Un avocat français a été condamné jeudi à Paris pour avoir diffamé deux lanceurs d'alerte congolais condamnés à mort dans leur pays, ainsi qu'une ONG les défendant, a-t-on appris vendredi de sources proches du dossier.

Me Eric Moutet était poursuivi pour avoir, auprès de médias congolais en février 2021, qualifié de "faussaires" ces deux ex-employés de la banque Afriland First Bank, dont il est le conseil en France.

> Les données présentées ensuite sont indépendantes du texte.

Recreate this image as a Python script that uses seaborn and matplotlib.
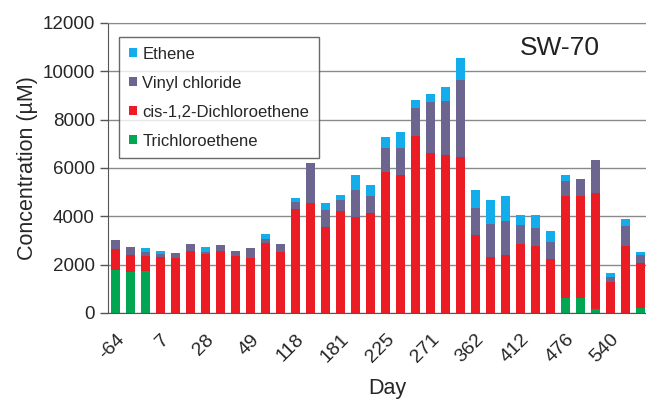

Les deux hommes, aujourd'hui réfugiés en France, avaient dénoncé des malversations s'apparentant à du blanchiment d'argent dont ils disaient avoir été témoins au sein de cette banque, ce qui leur a valu une condamnation à mort par contumace en septembre 2020.

Grâce à leurs informations en juillet 2020, l'ONG Plateforme de protection des lanceurs d'alerte en Afrique (PPLAAF) et l'ONG anticorruption Global Witness avaient révélé qu'un milliardaire israélien à la tête d'actifs miniers au Congo, Dan Gertler, semblait "avoir utilisé un réseau de blanchiment d'argent, s'étendant de la RDC (République démocratique du Congo) jusqu'à l'Europe et Israël, pour échapper aux sanctions américaines contre lui".

Les deux ONG avançaient que Dan Gertler, proche de l'ex-président Joseph Kabila, avait "ouvert des comptes bancaires dans les succursales congolaises d'Afriland First Bank, basée au Cameroun".

Afriland First Bank avait porté plainte à Paris (siège du PPLAAF) notamment pour "vol de documents" et "faux et usage de faux"

La 17e chambre du tribunal correctionnel de Paris a conclu que Me Moutet avait imputé aux lanceurs d'alerte des falsifications sur le fondement de bases factuelles insuffisantes. Et qu'il avait dénigré PPLAAF en la rendant responsable de leur condamnation à mort.

Il a été condamné à trois amendes de 500 euros avec sursis et doit verser 1.000 euros pour préjudice moral aux deux lanceurs d'alerte ainsi qu'à l'ONG.

Me Moutet a indiqué à l'AFP avoir fait appel de cette décision.

"Un jugement rendu par un tribunal congolais constitue une base factuelle suffisante et valable", a-t-il argué dans un communiqué, estimant "qu'il était en droit de rappeler à l'opinion publique au Congo, dans le cadre de la défense de sa cliente (...) que les deux anciens salariés qui avaient porté de lourdes accusations contre (elle) avaient été condamnés" pour cela.

Me Antoine Beauquier, qui défend les deux ex-employés de l'Afriland, a lui estimé auprès de l'AFP que "la qualité d'avocat n'(était) pas un pavillon de complaisance".

"Les attaques contre les lanceurs d'alerte, les ONG et les journalistes à la suite de publications d'intérêt général portant sur Dan Gertler et son réseau ont été systématiques et brutales. Elles visaient vainement à nous bâillonner", a dénoncé William Bourdon, président de la PPLAAF dans un communiqué.